Querer siempre me pareció menos. Amar es más grande. Más profundo. Qué bonito es el amor en primavera, dicen. Y en otoño, y en invierno y... en la estación... del metro también. Pero de tanto usarlo... hasta se rompe. Se oxida, si no se toca. Son las cosas del querer. Unas veces, tan las mismas que las del amar y otras tantas tan diferentes... Se quiere a mucha gente y se ama a unos pocos.

Entre esos pocos están ellos. Los elegidos. Los hijos. Y algunos de estos hijos de nuestro desquiciado tiempo -muchos más de los que imaginamos- empiezan dañando la autoridad de sus padres y terminan por dañar directamente a los padres. Les roban la dignidad. Cada vez más casos llegan a los juzgados. Solo son la punta de un iceberg que asusta. Una madre confesaba entre lágrimas de desconsuelo e impotencia como su hijo adolescente la tenía aterrorizada y cubierta de moratones.

¿Tanto hemos cambiado? ¿Lo hemos hecho para peor? ¿No hay almas justas ni buenas, no hay almas platónicas en estos chavales que crecen sin conocer el no? Les alimentamos de un exceso de amor.

Un exceso de amor siempre es un defecto de amor. Cuando unos padres dejan que el hijo cumpla años sin conocer límites están alimentando al cuervo que les sacará los ojos. Cuando dejamos que los críos tengan montañas de regalos estamos generando seres egoístas, sin empatía, que no distinguirán jamás el yo de las otras personas del verbo.

Para estos infantes que han sido tratados como emperadores, no hay ni tú, ni él, ni nosotros, ni vosotros, ni ellos. Estos niños amados hasta la náusea terminarán por atacar a sus padres porque se creerán con derecho a hacerlo.

La agresión es la reina de ese callejón sin salida en el que terminarán si no se les frena antes. No es solo decirles que sí, que por supuesto, a todo. Es permitirles, por la comodidad que supone para los padres, que se aíslen del mundo real con las tablets, las consolas o los ordenadores.

Ese aislamiento les provoca irrealidad y les lleva a hacer sólo lo que les da la gana. Sus padres y madres son esclavos. Sus esclavos. Chavales que hemos convertido en niñatos que no saben lo que es una lavadora, recoger unos platos o ayudar con la mesa.

Nuestros padres nos daban la lista de recados y a ver quién se planteaba no cumplirla. Tampoco había premios por las notas. ¿Las notas? Estudiar era nuestro trabajo. Nuestra obligación. Y, cuidado, como no fuesen buenas las calificaciones... Hoy, los recados los hacemos los padres. Si se les estropea el cargador del móvil, para que no se enfade, para que no se altere el niño, corremos rápido, madre o padre, o los dos, a por uno nuevo.

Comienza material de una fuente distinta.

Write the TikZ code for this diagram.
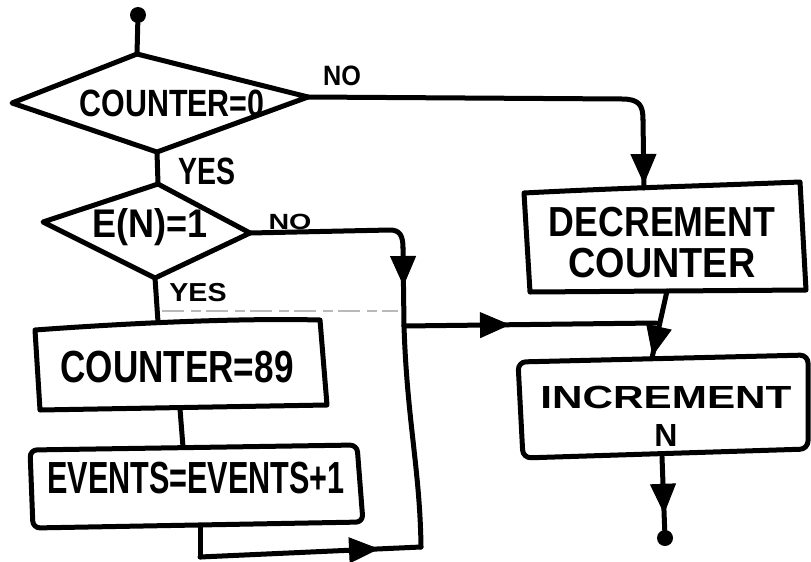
\documentclass[tikz,border=0pt]{standalone}
\usepackage{fontspec}
\setmainfont{Liberation Sans}
\usetikzlibrary{arrows.meta,decorations.markings}
% hand-lettered text: size, horizontal squeeze, text
\newcommand{\hwtext}[3]{{\fontsize{#1}{#1}\selectfont\scalebox{#2}[1]{#3}}}
\tikzset{
  ink/.style={line width=5pt, line join=round, line cap=round},
  flow/.style={ink, postaction={decorate},
    decoration={markings, mark=at position #1 with {\arrow[line width=1pt]{Triangle[length=30pt,width=26pt]}}}},
  txt/.style={inner sep=0pt, anchor=center, align=center, font=\bfseries},
  enddot/.style={circle, fill, inner sep=0pt, minimum size=16pt},
}
\begin{document}
\begin{tikzpicture}[x=1pt,y=-1pt]
\useasboundingbox (0,0) rectangle (811,562);

% ---- shape corners ----
\coordinate (d1t) at (137,54);  \coordinate (d1r) at (308,97);
\coordinate (d1b) at (157,152); \coordinate (d1l) at (12,103);
\coordinate (d2t) at (158,184); \coordinate (d2r) at (250,233);
\coordinate (d2b) at (155,278); \coordinate (d2l) at (43,222);

\coordinate (cA) at (35,330);  \coordinate (cB) at (320,320);
\coordinate (cC) at (327,405); \coordinate (cD) at (40,410);
\coordinate (eA) at (30,450);  \coordinate (eB) at (357,445);
\coordinate (eC) at (363,522); \coordinate (eD) at (33,528);
\coordinate (kA) at (524,193); \coordinate (kB) at (800,182);
\coordinate (kC) at (806,290); \coordinate (kD) at (530,292);
\coordinate (iA) at (518,362); \coordinate (iB) at (808,355);
\coordinate (iC) at (808,449); \coordinate (iD) at (523,458);

% ---- shapes ----
\draw[ink] (d1t) -- (d1r) -- (d1b) -- (d1l) -- cycle;
\draw[ink] (d2t) -- (d2r) -- (d2b) -- (d2l) -- cycle;
\draw[ink] (cA) .. controls (130,323) and (240,318) .. (cB) -- (cC) -- (cD) -- cycle;
\draw[ink, rounded corners=7pt] (eA) -- (eB) -- (eC) -- (eD) -- cycle;
\draw[ink] (kA) .. controls (620,188) and (700,186) .. (kB) -- (kC) -- (kD) -- cycle;
\draw[ink, rounded corners=8pt] (iA) -- (iB) -- (iC) -- (iD) -- cycle;

% ---- texts ----
\node[txt] (t0) at (172,103) {\hwtext{38}{0.8}{COUNTER=0}};
\node[txt] (t1) at (150,227) {\hwtext{40}{0.9}{E(N)=1}};
\node[txt] (t2) at (177,367) {\hwtext{45}{0.78}{COUNTER=89}};
\node[txt] (t3) at (196,478) {\hwtext{45}{0.68}{EVENTS=EVENTS+1}};
\node[txt, font=\bfseries\fontsize{42}{41}\selectfont] (t4) at (662,243)
  {\hwtext{42}{0.85}{DECREMENT}\\\hwtext{42}{0.9}{COUNTER}};
\node[txt, font=\bfseries\fontsize{32}{38}\selectfont] (t5) at (666,416)
  {\hwtext{32}{1.32}{INCREMENT}\\\hwtext{32}{1}{N}};
\node[txt] (no1) at (342,76) {\hwtext{28}{0.9}{NO}};
\node[txt] (yes1) at (207,171) {\hwtext{38}{0.75}{YES}};
\node[txt] (no2) at (290,222) {\hwtext{22}{1.3}{NO}};
\node[txt] (yes2) at (198,293) {\hwtext{26}{1.1}{YES}};

% ---- end points ----
\node[enddot] (start) at (138,15) {};
\node[enddot] (stop) at (665,538) {};

% ---- junctions ----
\coordinate (n1) at (643,120);
\coordinate (dtop) at (644,188);
\coordinate (n2) at (403,248);
\coordinate (j) at (404,326);
\coordinate (jr) at (656,323);
\coordinate (bj) at (421,547);
\coordinate (ebot) at (200,527);
\coordinate (ecorner) at (200,557);
\coordinate (ctop) at (158,322);
\coordinate (cbot) at (180,409);
\coordinate (etop) at (183,447);
\coordinate (kbot) at (667,291);
\coordinate (itop) at (652,358);
\coordinate (ibot) at (662,457);

% ---- connectors ----
\draw[ink] (start) -- (d1t);
\draw[ink] (d1b) -- (d2t);
\draw[ink] (d2b) -- (ctop);
\draw[ink] (cbot) -- (etop);

\draw[ink] (d1r) -- (622,99) .. controls (640,99) and (643,106) .. (n1);
\draw[flow=-4pt] (n1) -- (dtop);

\draw[ink] (d2r) -- (390,230) .. controls (400,230) and (403,236) .. (n2);
\draw[flow=38pt] (n2) -- (j);
\draw[ink] (j) .. controls (407,420) and (420,470) .. (bj);
\draw[flow=106pt] (j) -- (jr);

\draw[flow=-2pt] (kbot) -- (itop);
\draw[flow=-16pt] (ibot) -- (stop);

\draw[ink] (ebot) -- (ecorner);
\draw[flow=-42pt] (ecorner) -- (bj);

% faint trace beside the YES branch
\draw[gray!55, line width=2pt, dash pattern=on 22pt off 7pt on 10pt off 5pt] (162,311) -- (398,311);

\end{tikzpicture}
\end{document}
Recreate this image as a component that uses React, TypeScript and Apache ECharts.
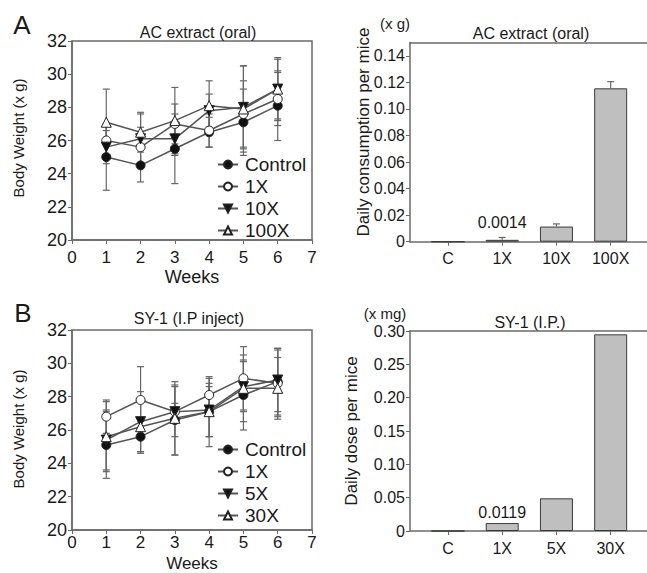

Todo para seguir agigantando el pedestal en el que viven y desde el que se creen gigantes y ven nada menos que a sus padres como enanitos a su servicio. Digamos no, no y no cada vez que sea necesario y desde ya.

Otro mimo innecesario es esa tontería de que no vean a sus abuelos tal y como están. Tal y como están es la vida. Los abuelos antes morían en las casas. Es el ciclo de la vida. Pero nosotros estamos empeñados en ocultarles todo. Así nos va. ¿Nos puede extrañar, con este panorama, que haya hijos tiranos? Piénsenlo.

Feliz día de la mujer. Gracias, mil gracias, por existir.